- **Problem details**: Write the data out again exactly, dropping any images it holds.
☆ ☆ ☆ ☆ ☆ ☆ ☆
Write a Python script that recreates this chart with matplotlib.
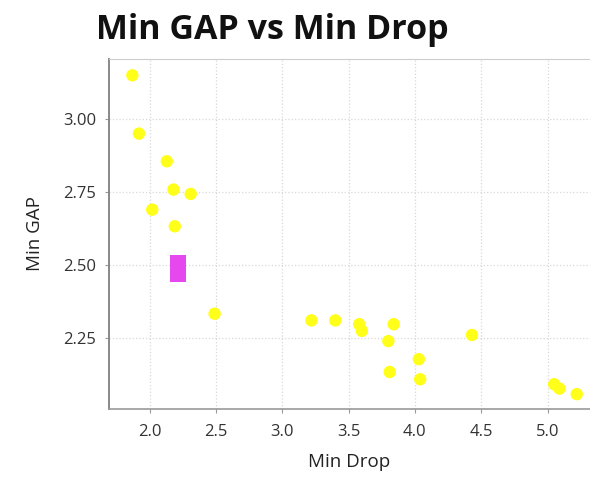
import matplotlib

matplotlib.use("Agg")
import matplotlib.pyplot as plt

plt.rcParams.update({"font.family": ["Open Sans", "DejaVu Sans"]})

# yellow points (Min Drop, Min GAP)
min_drop = [1.87, 1.92, 2.13, 2.18, 2.31, 2.02, 2.19, 2.49, 3.22, 3.40,
            3.58, 3.60, 3.84, 3.80, 3.81, 4.03, 4.04, 4.43, 5.05, 5.09, 5.22]
min_gap = [3.15, 2.95, 2.855, 2.758, 2.743, 2.689, 2.632, 2.332, 2.309, 2.309,
           2.296, 2.273, 2.296, 2.238, 2.132, 2.176, 2.107, 2.259, 2.09, 2.075, 2.056]

# highlighted point
sel_drop = [2.213]
sel_gap = [2.486]

x_ticks = [2.0, 2.5, 3.0, 3.5, 4.0, 4.5, 5.0]
y_ticks = [2.25, 2.50, 2.75, 3.00]

fig = plt.figure(figsize=(5.9, 4.78), dpi=100)
ax = fig.add_axes([109 / 590, 1 - 409 / 478, 1 - 109 / 590, (409 - 59) / 478])

ax.scatter(min_drop, min_gap, s=80, color="#ffff1a", edgecolors="none", zorder=3)
rect = [(-0.62, -1), (0.62, -1), (0.62, 1), (-0.62, 1), (-0.62, -1)]
ax.scatter(sel_drop, sel_gap, s=370, marker=rect, color="#e448ee",
           edgecolors="none", zorder=4)

ax.set_xlim(1.694, 5.32)
ax.set_ylim(2.005, 3.206)
ax.set_xticks(x_ticks, [f"{v:.1f}" for v in x_ticks])
ax.set_yticks(y_ticks, [f"{v:.2f}" for v in y_ticks])
ax.tick_params(labelsize=12, colors="#333333", length=3, color="#999999")
ax.tick_params(axis="x", pad=8)
ax.tick_params(axis="y", pad=6)
ax.grid(True, ls=":", color="#d8d8d8", lw=0.9)
ax.set_axisbelow(True)

ax.spines["right"].set_visible(False)
ax.spines["top"].set_color("#cccccc")
ax.spines["left"].set_color("#888888")
ax.spines["left"].set_linewidth(1.4)
ax.spines["bottom"].set_color("#999999")
ax.spines["bottom"].set_linewidth(1.2)

ax.set_xlabel("Min Drop", fontsize=13.5, color="#222222", labelpad=9)
ax.set_ylabel("Min GAP", fontsize=13.5, color="#222222", labelpad=14)
fig.text(96 / 590, 1 - 30 / 478, "Min GAP vs Min Drop", fontsize=24.5,
         fontweight="bold", va="center", ha="left", color="#111111")

fig.savefig("out.png", dpi=100)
☆ ☆ ☆ ☆ ☆ ☆ ☆
- **Full output**:
Write a Python script that recreates this chart with matplotlib.
import matplotlib

matplotlib.use("Agg")
import matplotlib.pyplot as plt

plt.rcParams.update({"font.family": ["Open Sans", "DejaVu Sans"]})

# yellow points (Min Drop, Min GAP)
min_drop = [1.87, 1.92, 2.13, 2.18, 2.31, 2.02, 2.19, 2.49, 3.22, 3.40,
            3.58, 3.60, 3.84, 3.80, 3.81, 4.03, 4.04, 4.43, 5.05, 5.09, 5.22]
min_gap = [3.15, 2.95, 2.855, 2.758, 2.743, 2.689, 2.632, 2.332, 2.309, 2.309,
           2.296, 2.273, 2.296, 2.238, 2.132, 2.176, 2.107, 2.259, 2.09, 2.075, 2.056]

# highlighted point
sel_drop = [2.213]
sel_gap = [2.486]

x_ticks = [2.0, 2.5, 3.0, 3.5, 4.0, 4.5, 5.0]
y_ticks = [2.25, 2.50, 2.75, 3.00]

fig = plt.figure(figsize=(5.9, 4.78), dpi=100)
ax = fig.add_axes([109 / 590, 1 - 409 / 478, 1 - 109 / 590, (409 - 59) / 478])

ax.scatter(min_drop, min_gap, s=80, color="#ffff1a", edgecolors="none", zorder=3)
rect = [(-0.62, -1), (0.62, -1), (0.62, 1), (-0.62, 1), (-0.62, -1)]
ax.scatter(sel_drop, sel_gap, s=370, marker=rect, color="#e448ee",
           edgecolors="none", zorder=4)

ax.set_xlim(1.694, 5.32)
ax.set_ylim(2.005, 3.206)
ax.set_xticks(x_ticks, [f"{v:.1f}" for v in x_ticks])
ax.set_yticks(y_ticks, [f"{v:.2f}" for v in y_ticks])
ax.tick_params(labelsize=12, colors="#333333", length=3, color="#999999")
ax.tick_params(axis="x", pad=8)
ax.tick_params(axis="y", pad=6)
ax.grid(True, ls=":", color="#d8d8d8", lw=0.9)
ax.set_axisbelow(True)

ax.spines["right"].set_visible(False)
ax.spines["top"].set_color("#cccccc")
ax.spines["left"].set_color("#888888")
ax.spines["left"].set_linewidth(1.4)
ax.spines["bottom"].set_color("#999999")
ax.spines["bottom"].set_linewidth(1.2)

ax.set_xlabel("Min Drop", fontsize=13.5, color="#222222", labelpad=9)
ax.set_ylabel("Min GAP", fontsize=13.5, color="#222222", labelpad=14)
fig.text(96 / 590, 1 - 30 / 478, "Min GAP vs Min Drop", fontsize=24.5,
         fontweight="bold", va="center", ha="left", color="#111111")

fig.savefig("out.png", dpi=100)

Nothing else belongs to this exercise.